Is sugar really hidden?

With all the headlines and TV shows around at the moment focussing on sugar and how we are consuming too much, one phrase I hear regularly is “hidden sugars” and how our food is “full of it”!

Having been involved in writing the information that must be shown on labels (otherwise known as pack copy) since my first job in the food industry some 18 years ago, this phrase really makes me sigh. By law all ingredients must be labelled – and that includes anything added that is deemed to be sugars, so it most definitely cannot be “hidden”.

Not only that, but one of the fundamentals of food labelling is that it “must not be misleading”, and I have been fortunate over the years to work with teams of labelling technologists who share my passion in making sure labelling is done with the consumer in mind. I can recall many hours deliberating over aspects of labelling information with such individuals, and then we still have to keep the marketeers in check to make sure they don’t get carried away with what I affectionately call “marketing fluff”! So, is it any wonder why we get upset when the media accuse the food industry of misleading and hiding things?

It seems that there is an overall lack of understanding amongst consumers as to what is actually classed as ‘free sugars’. As always, education plays a huge part because you can put all the information possible on a food pack, but it is useless if it is ignored or not understood.

The official definition of free sugars is, all monosaccharides and disaccharides added to foods by the manufacturer, cook or consumer, plus sugars naturally present in honey, syrups and unsweetened fruit juices. Under this definition lactose, when naturally present in milk and milk products is excluded.

So how do we educate consumers to enable them to choose foods ain order to meet the new dietary recommendation – of which free sugars should not exceed 5% (population average) of total dietary energy?

Firstly, consumers need to understand which foods generally contribute the most free sugars in the diet – so that they can choose to limit or reduce the amount and frequency by which they consume them. These foods include chocolate and sweets, cakes and biscuits and of course sugar-sweetened drinks.

Secondly, they need to understand the names of different types of free sugars so they can look out for them in the ingredients list on pack, and because the order is in descending order by weight, if a type of sugar appears near the beginning of the ingredients list, the product is likely to have more free sugars than one in which any sugars are at the end. Some common names for those added to foods are sucrose, glucose, molasses, dextrose, honey, invert sugar, treacle, glucose syrup and maltose.

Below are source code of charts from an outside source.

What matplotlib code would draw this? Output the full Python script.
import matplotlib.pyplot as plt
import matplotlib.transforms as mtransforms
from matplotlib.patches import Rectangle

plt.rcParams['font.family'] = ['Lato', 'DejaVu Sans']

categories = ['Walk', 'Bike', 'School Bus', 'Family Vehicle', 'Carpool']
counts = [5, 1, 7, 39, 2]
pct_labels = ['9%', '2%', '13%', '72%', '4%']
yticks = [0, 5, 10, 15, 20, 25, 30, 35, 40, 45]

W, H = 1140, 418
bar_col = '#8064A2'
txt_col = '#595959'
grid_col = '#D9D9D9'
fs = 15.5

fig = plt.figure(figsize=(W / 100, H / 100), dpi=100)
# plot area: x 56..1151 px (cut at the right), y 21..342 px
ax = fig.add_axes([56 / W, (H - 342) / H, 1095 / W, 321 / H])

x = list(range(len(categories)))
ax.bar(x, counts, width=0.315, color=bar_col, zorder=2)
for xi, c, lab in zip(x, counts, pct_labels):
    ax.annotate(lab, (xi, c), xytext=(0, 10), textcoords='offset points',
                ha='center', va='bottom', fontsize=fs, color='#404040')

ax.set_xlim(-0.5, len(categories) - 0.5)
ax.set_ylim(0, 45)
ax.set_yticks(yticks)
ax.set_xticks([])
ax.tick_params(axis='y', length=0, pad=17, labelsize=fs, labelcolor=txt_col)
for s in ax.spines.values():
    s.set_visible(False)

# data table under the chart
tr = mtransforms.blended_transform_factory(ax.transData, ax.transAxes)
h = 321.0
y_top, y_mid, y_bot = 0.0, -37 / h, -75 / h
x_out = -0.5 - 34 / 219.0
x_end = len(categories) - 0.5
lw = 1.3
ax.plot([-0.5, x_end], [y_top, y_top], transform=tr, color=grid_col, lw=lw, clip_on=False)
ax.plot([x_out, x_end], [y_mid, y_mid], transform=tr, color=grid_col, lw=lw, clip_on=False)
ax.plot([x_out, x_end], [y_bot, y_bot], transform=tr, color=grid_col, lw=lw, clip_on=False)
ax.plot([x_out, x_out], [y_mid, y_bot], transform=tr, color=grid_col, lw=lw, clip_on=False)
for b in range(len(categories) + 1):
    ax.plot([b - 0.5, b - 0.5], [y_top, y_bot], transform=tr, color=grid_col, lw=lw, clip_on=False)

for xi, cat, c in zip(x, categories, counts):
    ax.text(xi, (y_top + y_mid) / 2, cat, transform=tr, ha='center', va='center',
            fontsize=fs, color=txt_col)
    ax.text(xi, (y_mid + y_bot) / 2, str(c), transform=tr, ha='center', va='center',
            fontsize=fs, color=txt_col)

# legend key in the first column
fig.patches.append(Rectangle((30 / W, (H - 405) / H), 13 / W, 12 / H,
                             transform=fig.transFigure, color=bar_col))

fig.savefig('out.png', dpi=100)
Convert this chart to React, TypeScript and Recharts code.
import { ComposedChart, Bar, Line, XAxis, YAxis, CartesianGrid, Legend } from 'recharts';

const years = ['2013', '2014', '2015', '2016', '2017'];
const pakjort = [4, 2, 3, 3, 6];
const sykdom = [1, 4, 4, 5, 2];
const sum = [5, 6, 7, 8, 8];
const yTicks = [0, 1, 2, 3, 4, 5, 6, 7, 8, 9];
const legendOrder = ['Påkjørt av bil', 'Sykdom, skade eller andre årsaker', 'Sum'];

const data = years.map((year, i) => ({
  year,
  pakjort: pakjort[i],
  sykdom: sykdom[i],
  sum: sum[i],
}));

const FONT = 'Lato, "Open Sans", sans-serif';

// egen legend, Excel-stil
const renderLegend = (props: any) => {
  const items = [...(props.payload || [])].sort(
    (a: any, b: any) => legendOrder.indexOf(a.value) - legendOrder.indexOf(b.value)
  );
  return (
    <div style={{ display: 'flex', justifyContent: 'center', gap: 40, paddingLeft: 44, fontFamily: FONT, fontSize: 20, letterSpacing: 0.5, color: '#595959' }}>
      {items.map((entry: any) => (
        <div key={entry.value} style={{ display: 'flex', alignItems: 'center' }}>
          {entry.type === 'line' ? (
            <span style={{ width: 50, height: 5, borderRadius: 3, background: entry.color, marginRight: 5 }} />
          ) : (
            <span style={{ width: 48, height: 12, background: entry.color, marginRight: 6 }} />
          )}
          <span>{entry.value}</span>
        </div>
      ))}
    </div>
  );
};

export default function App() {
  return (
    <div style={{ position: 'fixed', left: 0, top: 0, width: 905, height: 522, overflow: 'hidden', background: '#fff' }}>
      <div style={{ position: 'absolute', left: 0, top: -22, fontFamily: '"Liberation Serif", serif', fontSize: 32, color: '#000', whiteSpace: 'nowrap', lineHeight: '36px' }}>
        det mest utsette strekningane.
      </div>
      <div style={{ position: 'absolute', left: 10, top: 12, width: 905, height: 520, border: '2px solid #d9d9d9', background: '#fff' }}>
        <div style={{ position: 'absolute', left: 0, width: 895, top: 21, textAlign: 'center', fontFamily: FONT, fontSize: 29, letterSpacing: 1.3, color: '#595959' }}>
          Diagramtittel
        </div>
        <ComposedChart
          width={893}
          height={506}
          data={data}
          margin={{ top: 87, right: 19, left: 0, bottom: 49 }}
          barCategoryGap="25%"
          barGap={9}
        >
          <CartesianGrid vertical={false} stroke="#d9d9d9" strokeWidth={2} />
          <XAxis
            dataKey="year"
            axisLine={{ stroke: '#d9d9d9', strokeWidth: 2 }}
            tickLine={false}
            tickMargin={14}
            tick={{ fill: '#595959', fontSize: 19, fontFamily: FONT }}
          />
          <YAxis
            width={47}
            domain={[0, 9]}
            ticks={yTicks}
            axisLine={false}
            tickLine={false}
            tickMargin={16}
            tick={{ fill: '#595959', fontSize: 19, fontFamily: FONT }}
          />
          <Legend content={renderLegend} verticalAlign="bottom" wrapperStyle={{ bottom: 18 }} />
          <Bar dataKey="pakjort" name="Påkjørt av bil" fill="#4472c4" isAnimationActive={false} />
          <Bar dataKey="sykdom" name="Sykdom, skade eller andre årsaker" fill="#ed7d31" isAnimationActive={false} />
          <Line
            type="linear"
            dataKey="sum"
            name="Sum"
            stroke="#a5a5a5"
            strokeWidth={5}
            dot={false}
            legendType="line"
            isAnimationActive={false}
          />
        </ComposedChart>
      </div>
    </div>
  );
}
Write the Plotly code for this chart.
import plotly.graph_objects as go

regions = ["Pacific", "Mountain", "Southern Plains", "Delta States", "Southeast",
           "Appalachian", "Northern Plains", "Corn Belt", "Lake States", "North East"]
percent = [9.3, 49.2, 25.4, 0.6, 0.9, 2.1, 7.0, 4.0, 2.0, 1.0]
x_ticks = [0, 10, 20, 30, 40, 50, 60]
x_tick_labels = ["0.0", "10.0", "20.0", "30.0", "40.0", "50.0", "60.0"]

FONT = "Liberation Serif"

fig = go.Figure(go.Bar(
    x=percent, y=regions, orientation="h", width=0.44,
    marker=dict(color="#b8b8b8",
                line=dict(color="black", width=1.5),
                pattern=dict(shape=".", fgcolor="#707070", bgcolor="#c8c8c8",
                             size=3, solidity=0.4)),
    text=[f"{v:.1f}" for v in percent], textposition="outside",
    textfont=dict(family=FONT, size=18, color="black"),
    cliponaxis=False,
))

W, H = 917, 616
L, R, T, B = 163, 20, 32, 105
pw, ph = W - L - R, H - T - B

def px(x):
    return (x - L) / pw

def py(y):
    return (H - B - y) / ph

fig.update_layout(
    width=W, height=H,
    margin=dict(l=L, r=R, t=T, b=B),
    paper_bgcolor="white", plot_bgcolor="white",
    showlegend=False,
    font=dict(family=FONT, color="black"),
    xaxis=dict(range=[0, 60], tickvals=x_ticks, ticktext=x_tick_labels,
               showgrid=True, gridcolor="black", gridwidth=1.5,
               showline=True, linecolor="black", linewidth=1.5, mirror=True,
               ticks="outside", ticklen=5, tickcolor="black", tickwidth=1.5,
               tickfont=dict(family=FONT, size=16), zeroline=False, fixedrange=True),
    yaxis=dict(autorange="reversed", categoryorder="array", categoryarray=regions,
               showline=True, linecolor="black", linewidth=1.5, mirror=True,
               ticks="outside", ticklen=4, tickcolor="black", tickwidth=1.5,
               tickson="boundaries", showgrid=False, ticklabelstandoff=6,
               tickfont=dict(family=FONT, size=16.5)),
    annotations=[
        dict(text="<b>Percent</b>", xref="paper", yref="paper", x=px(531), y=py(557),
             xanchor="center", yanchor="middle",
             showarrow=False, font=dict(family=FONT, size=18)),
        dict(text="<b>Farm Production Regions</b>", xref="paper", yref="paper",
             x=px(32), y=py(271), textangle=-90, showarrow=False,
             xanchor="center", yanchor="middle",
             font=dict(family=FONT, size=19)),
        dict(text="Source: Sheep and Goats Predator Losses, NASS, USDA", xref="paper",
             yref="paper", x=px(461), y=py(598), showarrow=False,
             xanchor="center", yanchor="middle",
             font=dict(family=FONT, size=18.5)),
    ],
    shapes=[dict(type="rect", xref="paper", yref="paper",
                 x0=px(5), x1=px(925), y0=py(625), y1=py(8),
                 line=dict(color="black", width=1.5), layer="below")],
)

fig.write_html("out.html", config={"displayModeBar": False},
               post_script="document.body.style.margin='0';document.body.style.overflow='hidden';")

There has also been a lot of discussion lately about how we can improve the labelling of free sugars to make it easier for consumers to meet the new maximum sugar intake recommendations. Currently, under EU law, sugar labelling shows the total sugar content – this includes both the free sugars and naturally occurring sugars, and from December it will be mandatory to include this information on the back of most packaged foods and drinks. The UK Government has also confirmed that it will introduce clearer visual labelling (such as teaspoons of sugar) to show consumers about the sugar content in packaged food and drink – though this will be voluntary. The government has even indicated that Brexit will provide “greater flexibility” in relation to front-of-pack nutrition information.

So, in the meantime, I urge everyone to use the information on pack that labelling experts like me have worked so hard to provide. If you need some inspiration to help you cut back on those free sugars how about making some of these little changes to your diet:

Use fruit such as raisins, dried apricots, dates or bananas instead of sugar, which naturally add sweetness to breakfast cereals and plain yogurt.

Sweet-tasting, spices like cinnamon, nutmeg, cloves and ginger are a great way of adding flavour when preparing foods at home.

Try just a thin layer of jam or marmalade on wholegrain toast.

Swap sugar-sweetened beverages to sugar free drinks or better still water, tea or coffee (without adding sugar!).